**Data lines:**
[BEGIN]

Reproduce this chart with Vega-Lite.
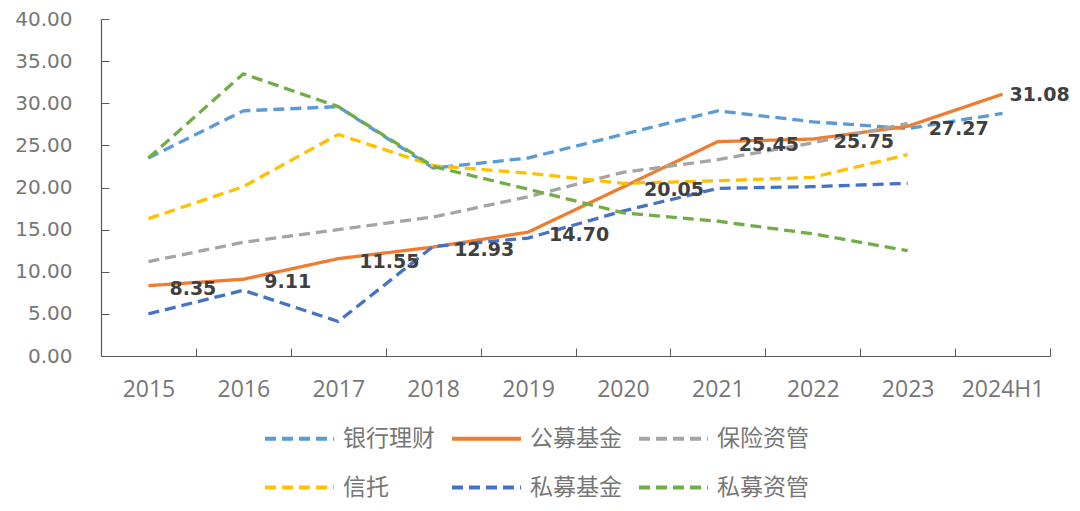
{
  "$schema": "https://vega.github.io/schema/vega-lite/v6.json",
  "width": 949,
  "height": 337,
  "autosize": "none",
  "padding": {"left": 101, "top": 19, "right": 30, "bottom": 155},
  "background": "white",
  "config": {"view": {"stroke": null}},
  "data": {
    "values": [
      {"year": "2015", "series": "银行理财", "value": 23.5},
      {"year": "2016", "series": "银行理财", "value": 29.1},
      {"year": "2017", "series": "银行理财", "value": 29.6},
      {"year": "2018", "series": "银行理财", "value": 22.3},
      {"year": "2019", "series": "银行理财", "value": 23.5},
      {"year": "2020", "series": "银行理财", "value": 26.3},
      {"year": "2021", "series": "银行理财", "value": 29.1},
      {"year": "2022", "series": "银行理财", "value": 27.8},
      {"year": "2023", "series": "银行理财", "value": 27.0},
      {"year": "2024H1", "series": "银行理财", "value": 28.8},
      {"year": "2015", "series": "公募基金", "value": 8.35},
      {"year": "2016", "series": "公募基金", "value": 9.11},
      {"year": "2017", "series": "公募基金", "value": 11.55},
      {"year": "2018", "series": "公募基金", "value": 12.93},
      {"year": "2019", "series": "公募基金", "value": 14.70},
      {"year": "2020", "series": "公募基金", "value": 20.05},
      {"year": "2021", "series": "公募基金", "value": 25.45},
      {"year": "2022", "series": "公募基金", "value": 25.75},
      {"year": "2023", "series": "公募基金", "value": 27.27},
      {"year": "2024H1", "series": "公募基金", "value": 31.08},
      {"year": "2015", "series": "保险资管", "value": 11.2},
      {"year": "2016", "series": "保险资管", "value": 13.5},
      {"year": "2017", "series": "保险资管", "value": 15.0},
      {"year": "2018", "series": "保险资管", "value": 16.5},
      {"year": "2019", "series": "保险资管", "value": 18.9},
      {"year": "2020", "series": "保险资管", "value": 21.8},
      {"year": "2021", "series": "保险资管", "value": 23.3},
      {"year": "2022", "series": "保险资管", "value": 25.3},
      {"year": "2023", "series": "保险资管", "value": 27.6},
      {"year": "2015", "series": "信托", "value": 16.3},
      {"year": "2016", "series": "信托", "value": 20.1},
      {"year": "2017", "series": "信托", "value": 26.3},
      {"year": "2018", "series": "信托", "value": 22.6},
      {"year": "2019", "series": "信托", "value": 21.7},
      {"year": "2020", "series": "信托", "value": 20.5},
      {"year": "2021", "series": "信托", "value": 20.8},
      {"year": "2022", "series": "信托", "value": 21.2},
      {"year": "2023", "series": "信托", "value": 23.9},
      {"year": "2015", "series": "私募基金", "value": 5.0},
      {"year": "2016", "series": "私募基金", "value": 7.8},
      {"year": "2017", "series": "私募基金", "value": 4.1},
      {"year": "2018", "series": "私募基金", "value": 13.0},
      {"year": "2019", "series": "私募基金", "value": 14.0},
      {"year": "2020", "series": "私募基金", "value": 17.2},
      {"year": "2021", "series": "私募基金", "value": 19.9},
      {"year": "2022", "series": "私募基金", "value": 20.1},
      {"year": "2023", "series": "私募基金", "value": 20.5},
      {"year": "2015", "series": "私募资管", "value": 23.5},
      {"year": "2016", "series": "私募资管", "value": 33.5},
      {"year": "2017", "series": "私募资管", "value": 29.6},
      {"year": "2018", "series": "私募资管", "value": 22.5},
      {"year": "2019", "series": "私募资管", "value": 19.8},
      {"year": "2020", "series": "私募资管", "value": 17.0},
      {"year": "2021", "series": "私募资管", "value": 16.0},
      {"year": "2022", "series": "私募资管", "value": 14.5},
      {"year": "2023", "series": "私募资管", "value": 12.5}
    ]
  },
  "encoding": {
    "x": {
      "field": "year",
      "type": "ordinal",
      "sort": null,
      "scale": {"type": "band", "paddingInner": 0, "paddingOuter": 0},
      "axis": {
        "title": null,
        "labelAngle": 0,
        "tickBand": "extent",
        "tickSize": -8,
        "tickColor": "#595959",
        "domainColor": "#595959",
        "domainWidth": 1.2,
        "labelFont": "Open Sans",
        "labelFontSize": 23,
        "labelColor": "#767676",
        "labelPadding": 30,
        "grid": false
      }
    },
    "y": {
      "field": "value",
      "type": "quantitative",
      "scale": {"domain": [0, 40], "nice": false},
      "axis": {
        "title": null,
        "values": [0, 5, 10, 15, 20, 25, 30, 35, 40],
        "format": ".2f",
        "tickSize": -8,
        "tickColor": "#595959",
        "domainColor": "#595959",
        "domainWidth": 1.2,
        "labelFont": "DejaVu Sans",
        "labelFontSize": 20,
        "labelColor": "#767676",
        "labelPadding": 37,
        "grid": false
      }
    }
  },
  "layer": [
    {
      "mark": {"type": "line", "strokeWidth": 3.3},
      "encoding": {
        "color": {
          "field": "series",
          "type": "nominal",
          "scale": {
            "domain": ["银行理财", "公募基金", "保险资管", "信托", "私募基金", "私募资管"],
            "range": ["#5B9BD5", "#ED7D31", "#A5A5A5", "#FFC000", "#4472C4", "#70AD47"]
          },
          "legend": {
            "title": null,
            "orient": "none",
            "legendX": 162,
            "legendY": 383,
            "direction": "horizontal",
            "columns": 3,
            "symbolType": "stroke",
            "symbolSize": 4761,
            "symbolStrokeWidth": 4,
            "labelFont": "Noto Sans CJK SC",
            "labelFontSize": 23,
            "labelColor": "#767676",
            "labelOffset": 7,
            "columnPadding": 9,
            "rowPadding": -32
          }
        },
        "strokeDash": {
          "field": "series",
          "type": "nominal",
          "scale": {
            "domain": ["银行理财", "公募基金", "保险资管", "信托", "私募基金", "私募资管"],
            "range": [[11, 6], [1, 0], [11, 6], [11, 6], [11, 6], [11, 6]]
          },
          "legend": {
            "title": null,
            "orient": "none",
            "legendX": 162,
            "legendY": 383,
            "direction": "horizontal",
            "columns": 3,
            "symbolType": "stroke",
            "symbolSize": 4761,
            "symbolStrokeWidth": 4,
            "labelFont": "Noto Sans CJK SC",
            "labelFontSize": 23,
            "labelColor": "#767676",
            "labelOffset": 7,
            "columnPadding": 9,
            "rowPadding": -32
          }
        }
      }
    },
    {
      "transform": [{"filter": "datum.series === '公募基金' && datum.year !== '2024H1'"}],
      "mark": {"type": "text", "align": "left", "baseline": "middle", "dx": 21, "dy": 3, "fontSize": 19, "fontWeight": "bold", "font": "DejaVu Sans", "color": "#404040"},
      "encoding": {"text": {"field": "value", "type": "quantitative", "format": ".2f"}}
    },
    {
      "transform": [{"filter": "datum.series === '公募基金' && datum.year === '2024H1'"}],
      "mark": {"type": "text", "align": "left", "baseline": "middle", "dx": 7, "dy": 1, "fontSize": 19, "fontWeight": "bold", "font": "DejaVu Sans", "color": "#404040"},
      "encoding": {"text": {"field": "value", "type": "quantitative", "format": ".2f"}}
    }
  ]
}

[END]

**Exercise details:**
Restate the data above word for word. Do not include the images.

**Correct result:**
Reproduce this chart with Vega-Lite.
{
  "$schema": "https://vega.github.io/schema/vega-lite/v6.json",
  "width": 949,
  "height": 337,
  "autosize": "none",
  "padding": {"left": 101, "top": 19, "right": 30, "bottom": 155},
  "background": "white",
  "config": {"view": {"stroke": null}},
  "data": {
    "values": [
      {"year": "2015", "series": "银行理财", "value": 23.5},
      {"year": "2016", "series": "银行理财", "value": 29.1},
      {"year": "2017", "series": "银行理财", "value": 29.6},
      {"year": "2018", "series": "银行理财", "value": 22.3},
      {"year": "2019", "series": "银行理财", "value": 23.5},
      {"year": "2020", "series": "银行理财", "value": 26.3},
      {"year": "2021", "series": "银行理财", "value": 29.1},
      {"year": "2022", "series": "银行理财", "value": 27.8},
      {"year": "2023", "series": "银行理财", "value": 27.0},
      {"year": "2024H1", "series": "银行理财", "value": 28.8},
      {"year": "2015", "series": "公募基金", "value": 8.35},
      {"year": "2016", "series": "公募基金", "value": 9.11},
      {"year": "2017", "series": "公募基金", "value": 11.55},
      {"year": "2018", "series": "公募基金", "value": 12.93},
      {"year": "2019", "series": "公募基金", "value": 14.70},
      {"year": "2020", "series": "公募基金", "value": 20.05},
      {"year": "2021", "series": "公募基金", "value": 25.45},
      {"year": "2022", "series": "公募基金", "value": 25.75},
      {"year": "2023", "series": "公募基金", "value": 27.27},
      {"year": "2024H1", "series": "公募基金", "value": 31.08},
      {"year": "2015", "series": "保险资管", "value": 11.2},
      {"year": "2016", "series": "保险资管", "value": 13.5},
      {"year": "2017", "series": "保险资管", "value": 15.0},
      {"year": "2018", "series": "保险资管", "value": 16.5},
      {"year": "2019", "series": "保险资管", "value": 18.9},
      {"year": "2020", "series": "保险资管", "value": 21.8},
      {"year": "2021", "series": "保险资管", "value": 23.3},
      {"year": "2022", "series": "保险资管", "value": 25.3},
      {"year": "2023", "series": "保险资管", "value": 27.6},
      {"year": "2015", "series": "信托", "value": 16.3},
      {"year": "2016", "series": "信托", "value": 20.1},
      {"year": "2017", "series": "信托", "value": 26.3},
      {"year": "2018", "series": "信托", "value": 22.6},
      {"year": "2019", "series": "信托", "value": 21.7},
      {"year": "2020", "series": "信托", "value": 20.5},
      {"year": "2021", "series": "信托", "value": 20.8},
      {"year": "2022", "series": "信托", "value": 21.2},
      {"year": "2023", "series": "信托", "value": 23.9},
      {"year": "2015", "series": "私募基金", "value": 5.0},
      {"year": "2016", "series": "私募基金", "value": 7.8},
      {"year": "2017", "series": "私募基金", "value": 4.1},
      {"year": "2018", "series": "私募基金", "value": 13.0},
      {"year": "2019", "series": "私募基金", "value": 14.0},
      {"year": "2020", "series": "私募基金", "value": 17.2},
      {"year": "2021", "series": "私募基金", "value": 19.9},
      {"year": "2022", "series": "私募基金", "value": 20.1},
      {"year": "2023", "series": "私募基金", "value": 20.5},
      {"year": "2015", "series": "私募资管", "value": 23.5},
      {"year": "2016", "series": "私募资管", "value": 33.5},
      {"year": "2017", "series": "私募资管", "value": 29.6},
      {"year": "2018", "series": "私募资管", "value": 22.5},
      {"year": "2019", "series": "私募资管", "value": 19.8},
      {"year": "2020", "series": "私募资管", "value": 17.0},
      {"year": "2021", "series": "私募资管", "value": 16.0},
      {"year": "2022", "series": "私募资管", "value": 14.5},
      {"year": "2023", "series": "私募资管", "value": 12.5}
    ]
  },
  "encoding": {
    "x": {
      "field": "year",
      "type": "ordinal",
      "sort": null,
      "scale": {"type": "band", "paddingInner": 0, "paddingOuter": 0},
      "axis": {
        "title": null,
        "labelAngle": 0,
        "tickBand": "extent",
        "tickSize": -8,
        "tickColor": "#595959",
        "domainColor": "#595959",
        "domainWidth": 1.2,
        "labelFont": "Open Sans",
        "labelFontSize": 23,
        "labelColor": "#767676",
        "labelPadding": 30,
        "grid": false
      }
    },
    "y": {
      "field": "value",
      "type": "quantitative",
      "scale": {"domain": [0, 40], "nice": false},
      "axis": {
        "title": null,
        "values": [0, 5, 10, 15, 20, 25, 30, 35, 40],
        "format": ".2f",
        "tickSize": -8,
        "tickColor": "#595959",
        "domainColor": "#595959",
        "domainWidth": 1.2,
        "labelFont": "DejaVu Sans",
        "labelFontSize": 20,
        "labelColor": "#767676",
        "labelPadding": 37,
        "grid": false
      }
    }
  },
  "layer": [
    {
      "mark": {"type": "line", "strokeWidth": 3.3},
      "encoding": {
        "color": {
          "field": "series",
          "type": "nominal",
          "scale": {
            "domain": ["银行理财", "公募基金", "保险资管", "信托", "私募基金", "私募资管"],
            "range": ["#5B9BD5", "#ED7D31", "#A5A5A5", "#FFC000", "#4472C4", "#70AD47"]
          },
          "legend": {
            "title": null,
            "orient": "none",
            "legendX": 162,
            "legendY": 383,
            "direction": "horizontal",
            "columns": 3,
            "symbolType": "stroke",
            "symbolSize": 4761,
            "symbolStrokeWidth": 4,
            "labelFont": "Noto Sans CJK SC",
            "labelFontSize": 23,
            "labelColor": "#767676",
            "labelOffset": 7,
            "columnPadding": 9,
            "rowPadding": -32
          }
        },
        "strokeDash": {
          "field": "series",
          "type": "nominal",
          "scale": {
            "domain": ["银行理财", "公募基金", "保险资管", "信托", "私募基金", "私募资管"],
            "range": [[11, 6], [1, 0], [11, 6], [11, 6], [11, 6], [11, 6]]
          },
          "legend": {
            "title": null,
            "orient": "none",
            "legendX": 162,
            "legendY": 383,
            "direction": "horizontal",
            "columns": 3,
            "symbolType": "stroke",
            "symbolSize": 4761,
            "symbolStrokeWidth": 4,
            "labelFont": "Noto Sans CJK SC",
            "labelFontSize": 23,
            "labelColor": "#767676",
            "labelOffset": 7,
            "columnPadding": 9,
            "rowPadding": -32
          }
        }
      }
    },
    {
      "transform": [{"filter": "datum.series === '公募基金' && datum.year !== '2024H1'"}],
      "mark": {"type": "text", "align": "left", "baseline": "middle", "dx": 21, "dy": 3, "fontSize": 19, "fontWeight": "bold", "font": "DejaVu Sans", "color": "#404040"},
      "encoding": {"text": {"field": "value", "type": "quantitative", "format": ".2f"}}
    },
    {
      "transform": [{"filter": "datum.series === '公募基金' && datum.year === '2024H1'"}],
      "mark": {"type": "text", "align": "left", "baseline": "middle", "dx": 7, "dy": 1, "fontSize": 19, "fontWeight": "bold", "font": "DejaVu Sans", "color": "#404040"},
      "encoding": {"text": {"field": "value", "type": "quantitative", "format": ".2f"}}
    }
  ]
}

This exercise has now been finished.